Bradford Perkins, FAIA, MRAIC, AICP, is the founder of Perkins Eastman, a 750-person, 10-office architectural, interior design, and planning firm based in New York. He has been the principal architect or planner for several hundred projects in 30 states and 20 foreign countries. He is the son of Lawrence Perkins, FAIA, founder of Perkins+Will, and grandson of Dwight Perkins, FAIA, founder of Perkins Fellows & Hamilton. The author or co-author of four design-related textbooks, he holds a BA from Cornell, an MBA from Stanford, and a BArch from Cornell and City College of New York.
BD+C: You've been working internationally since 1973. What was your experience like?
Bradford Perkins: Early in my career, in 1973, I was a partner at London-based Llewelyn Davies, International. At age 30 I became managing partner of the New York office and a year later three other offices. I was traveling internationally 22 nights a month—New York, London, Beirut, Cairo, Tehran, Trinidad, Caracas, Vancouver, back to New York. Then I ran the Eastern offices of Perkins+Will, and that took me to the Middle East and Brazil.
For a kid, it was exciting, but international work isn't for everyone, or every firm.

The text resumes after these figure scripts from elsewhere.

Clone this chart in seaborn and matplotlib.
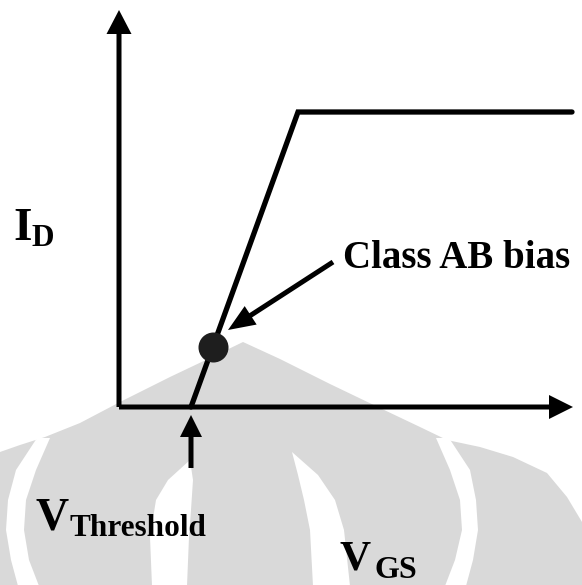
import matplotlib
matplotlib.use("Agg")
import matplotlib.pyplot as plt
import seaborn as sns
import pandas as pd

# ---- data (arbitrary units: 1 unit = 100 px in the drawing) ----
vgs_curve = [0.72, 1.79, 4.53]      # V_GS points of the idealised transfer curve
id_curve = [0.00, 2.95, 2.95]       # I_D points
v_threshold = 0.72
bias_vgs = [0.94]
bias_id = [0.60]
label_id = "I"
label_id_sub = "D"
label_vth = "V"
label_vth_sub = "Threshold"
label_vgs = "V"
label_vgs_sub = "GS"
label_bias = "Class AB bias"

sns.set_theme(style="white")
plt.rcParams['font.family'] = ['Liberation Serif', 'DejaVu Serif']

W, H = 582, 585
X0, Y0 = 119, 407  # pixel position of the origin


def P(px, py):
    return (px - X0) / 100.0, (Y0 - py) / 100.0


fig = plt.figure(figsize=(W / 100, H / 100), dpi=100)
ax = fig.add_axes([0, 0, 1, 1])
ax.set_xlim(-X0 / 100, (W - X0) / 100)
ax.set_ylim((Y0 - H) / 100, Y0 / 100)
ax.set_axis_off()

# ---- light grey watermark (background logo) ----
grey = "#d9d9d9"
env = [(0, 585), (0, 452), (20, 445), (45, 437), (80, 423), (120, 402), (170, 377),
       (210, 358), (243, 342), (280, 359), (330, 384), (380, 408), (420, 427),
       (447, 440), (480, 447), (513, 457), (547, 473), (567, 497), (582, 522), (582, 585)]
ax.fill(*zip(*[P(*p) for p in env]), color=grey, zorder=0, lw=0)

def band(left, right):
    pts = left + right[::-1]
    ax.fill(*zip(*[P(*p) for p in pts]), color="white", zorder=0.5, lw=0)

# right outer band
band([(436, 438), (450, 470), (460, 500), (462, 530), (455, 560), (445, 586)],
     [(449, 438), (470, 470), (476, 500), (478, 530), (473, 560), (466, 586)])
# left outer band
band([(37, 438), (16, 470), (8, 500), (6, 530), (11, 560), (18, 586)],
     [(50, 438), (36, 470), (26, 500), (24, 530), (29, 560), (39, 586)])
# right inner crescent
band([(292, 452), (298, 475), (304, 500), (310, 530), (313, 586)],
     [(292, 452), (318, 475), (335, 500), (344, 530), (350, 586)])
# left inner crescent
band([(190, 460), (168, 480), (156, 500), (150, 537), (152, 586)],
     [(190, 460), (193, 480), (191, 510), (189, 537), (187, 586)])

lw = 3.8
# ---- axes with arrows ----
ax.arrow(0, 0, 0, 3.97, width=0.05, head_width=0.25, head_length=0.24,
         length_includes_head=True, color="black", zorder=3, lw=0)
ax.arrow(0, 0, 4.54, 0, width=0.05, head_width=0.24, head_length=0.24,
         length_includes_head=True, color="black", zorder=3, lw=0)

# ---- transfer curve ----
df = pd.DataFrame({"VGS": vgs_curve, "ID": id_curve})
sns.lineplot(data=df, x="VGS", y="ID", ax=ax, color="black", lw=lw,
             sort=False, zorder=4, solid_joinstyle="miter")
ax.set_xlabel("")
ax.set_ylabel("")

# bias point
sns.scatterplot(x=bias_vgs, y=bias_id, ax=ax, s=20 ** 2, color="#1e1e1e",
                edgecolor="#1e1e1e", zorder=5, legend=False)

# annotation arrow for class AB bias
sx, sy = P(333, 262)
tx, ty = P(228, 330)
ax.arrow(sx, sy, tx - sx, ty - sy, width=0.05, head_width=0.22, head_length=0.27,
         length_includes_head=True, color="black", zorder=5, lw=0)

# threshold arrow
ax.arrow(v_threshold, -0.61, 0, 0.53, width=0.05, head_width=0.22, head_length=0.22,
         length_includes_head=True, color="black", zorder=5, lw=0)

# ---- labels ----
tk = dict(color="black", fontweight="bold", ha="left", va="baseline", zorder=6)
ax.text(*P(13, 240), label_id, fontsize=34, **tk)
ax.text(*P(32, 246), label_id_sub, fontsize=22.5, **tk)
ax.text(*P(35, 530), label_vth, fontsize=33, **tk)
ax.text(*P(70, 536), label_vth_sub, fontsize=22.5, **tk)
ax.text(*P(340, 570), label_vgs, fontsize=31, **tk)
ax.text(*P(375, 578), label_vgs_sub, fontsize=23, **tk)
ax.text(*P(343, 268), label_bias, fontsize=28, **tk)

fig.savefig("out.png", dpi=100)
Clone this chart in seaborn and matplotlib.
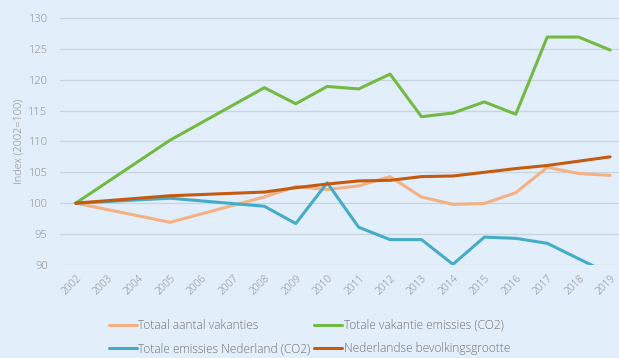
import numpy as np
import pandas as pd
import matplotlib
matplotlib.use("Agg")
import matplotlib.pyplot as plt
import seaborn as sns

# Index values (2002 = 100); None where no figure is available for that year
years = list(range(2002, 2020))
totaal_vakanties = [100, None, None, 96.9, None, None, 101.0, 102.7, 102.2, 102.8,
                    104.3, 101.0, 99.8, 99.95, 101.7, 105.8, 104.8, 104.5]
vakantie_emissies = [100, None, None, 110.2, None, None, 118.7, 116.1, 118.9, 118.5,
                     120.9, 114.0, 114.6, 116.4, 114.4, 126.9, 126.9, 124.8]
emissies_nederland = [100, None, None, 100.8, None, None, 99.5, 96.7, 103.3, 96.1,
                      94.1, 94.1, 90.1, 94.5, 94.3, 93.5, 91.0, 88.5]
bevolking = [100, None, None, 101.2, None, None, 101.8, 102.5, 103.1, 103.6,
             103.7, 104.3, 104.4, 105.0, 105.6, 106.1, 106.8, 107.5]

series_names = ["Totaal aantal vakanties", "Totale vakantie emissies (CO2)",
                "Totale emissies Nederland (CO2)", "Nederlandse bevolkingsgrootte"]
series_values = [totaal_vakanties, vakantie_emissies, emissies_nederland, bevolking]
colors = ["#F4B183", "#74B944", "#45ACC8", "#C55A11"]
y_ticks = [90, 95, 100, 105, 110, 115, 120, 125, 130]

frames = [pd.DataFrame({"jaar": years, "index": vals, "reeks": name})
          for name, vals in zip(series_names, series_values)]
df = pd.concat(frames, ignore_index=True).dropna()

sns.set_theme(style="white")
plt.rcParams["font.family"] = ["Open Sans", "DejaVu Sans"]

bg = "#E2EEF9"
txt = "#8A8A8A"
fig = plt.figure(figsize=(6.19, 3.58), dpi=100, facecolor=bg)
ax = fig.add_axes([0.097, 0.26, 0.914, 0.69])
ax.set_facecolor(bg)

for i, (name, col) in enumerate(zip(series_names, colors)):
    sub = df[df["reeks"] == name]
    sns.lineplot(data=sub, x="jaar", y="index", color=col, linewidth=2.2,
                 label=name, ax=ax, zorder=3 + i)

ax.set_xlim(2001.5, 2019.5)
ax.set_ylim(90, 130)
ax.set_yticks(y_ticks)
ax.set_xticks(years)
ax.set_xticklabels([str(y) for y in years], rotation=45, ha="right",
                   rotation_mode="anchor", fontsize=7.3, color=txt,
                   fontweight="light")
ax.set_yticklabels([str(v) for v in y_ticks], fontsize=8, color=txt,
                   fontweight="light")
ax.tick_params(axis="y", length=0, pad=9)
ax.tick_params(axis="x", length=0, pad=6)
ax.grid(axis="y", color="#C9D3DC", linewidth=0.9)
ax.grid(axis="x", visible=False)
for s in ax.spines.values():
    s.set_visible(False)
ax.set_xlabel("")
ax.set_ylabel("Index (2002=100)", fontsize=7.8, color=txt, labelpad=3,
              fontweight="light")

handles, labels = ax.get_legend_handles_labels()
order = [0, 2, 1, 3]
leg = ax.legend([handles[k] for k in order], [labels[k] for k in order],
                ncol=2, frameon=False, loc="lower left",
                bbox_to_anchor=(0.158, -0.022), bbox_transform=fig.transFigure,
                labelcolor="#737373", handlelength=2.4,
                handletextpad=0.1, columnspacing=0.25, labelspacing=0.85,
                prop={"weight": "light", "size": 8.6})

fig.savefig("out.png", dpi=100, facecolor=bg)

We're in an increasingly global world, though, and if you're in a large firm or focus on certain project types, you cannot avoid the travel.
BD+C: That's a great segue to your new book, An Introduction to International Practice [John Wiley & Sons].
BP: The book has four sections: first, whether international practice is relevant to you, and how to develop a strategy and tactical plan for entering a chosen market; second, major issues facing such a practice: whether you treat work overseas as occasional targets of opportunity, or whether you make a commitment to a specific country; if so, what presence do you have there?
The main part of the book is an introduction to 180 countries and the prospects for work in each. I go into depth for about 20 places, including China, Korea, Japan, India, Russia, Brazil, Argentina, Chile, Uruguay, Dubai—why you might want to be there, contract issues, capabilities of the local design and construction industry, code issues, etc. The final chapter offers some predictions for the future.
BD+C: You've been to China more than 60 times. What's your take on it?
BP: China is about to pass Germany as third-largest economy in the world, with annual growth of 12%, modernizing at a rate that's never before been seen. But it's still a very poor country, with 300 million people moving from the country to the cities over the next 15-20 years.
If you're in Shanghai at a five-star hotel and your cell phone works in the subway, you'd think you were in the most modern place in the world, but you go out into the country and it's completely different. It's very hard to find anything communist in the country, except for government land ownership. The silent deal is that in return for stability and growth, everybody goes along with a one-party state.
BD+C: How is all this change affecting design in China?
BP: For years, the country had not built what it now needs—labs, hotels, airports, etc. There was this missing generation who didn't go to university because of the Cultural Revolution. One of my friends, the daughter of a doctor—her mother was made a street sweeper for 10 years, and my friend was sent to a farm. There's this whole missing generation of educated people. So you have this huge demand for large, sophisticated projects, with no core capacity to deliver them.
BD+C: What is your firm doing in China?
BP: For our firm, China presents an opportunity to do projects and building types that are larger and more complex than we might get in this country. My grandfather designed Shandong and Nanjing Universities in 1917, and today I'm doing projects in both places. We're doing a new city in Jinan, the capital of Shandong Province, called Jinan South City. It's a two-square-mile new-edge city for 85,000 people. We did the master plan, all the details and parcelization and park design, and the schematic design for the first four million sf of buildings.
BD+C: Will the bubble burst after the 2008 Summer Olympics?
BP: Most projects in Beijing must finish before the Olympics, and it will be much harder to start a project if it can't be buttoned up before next summer. But there are at least 100 cities with a million population. Development is spreading inland, into cities like Nanjing, with eight million, and Chongqing, with 32 million.
The design professions in China are moving up very fast. If you're not established there by 2015 with a substantial Chinese staff capability, most of the work will be going to the large Chinese firms. They can charge 20% of what we charge and are becoming very skilled.
You do see the next superpower emerging. China has problems, but it's one of the few places in the world that really likes America. The people I work with there are proud of being Chinese. They view this as their century, and they want to be respected by America.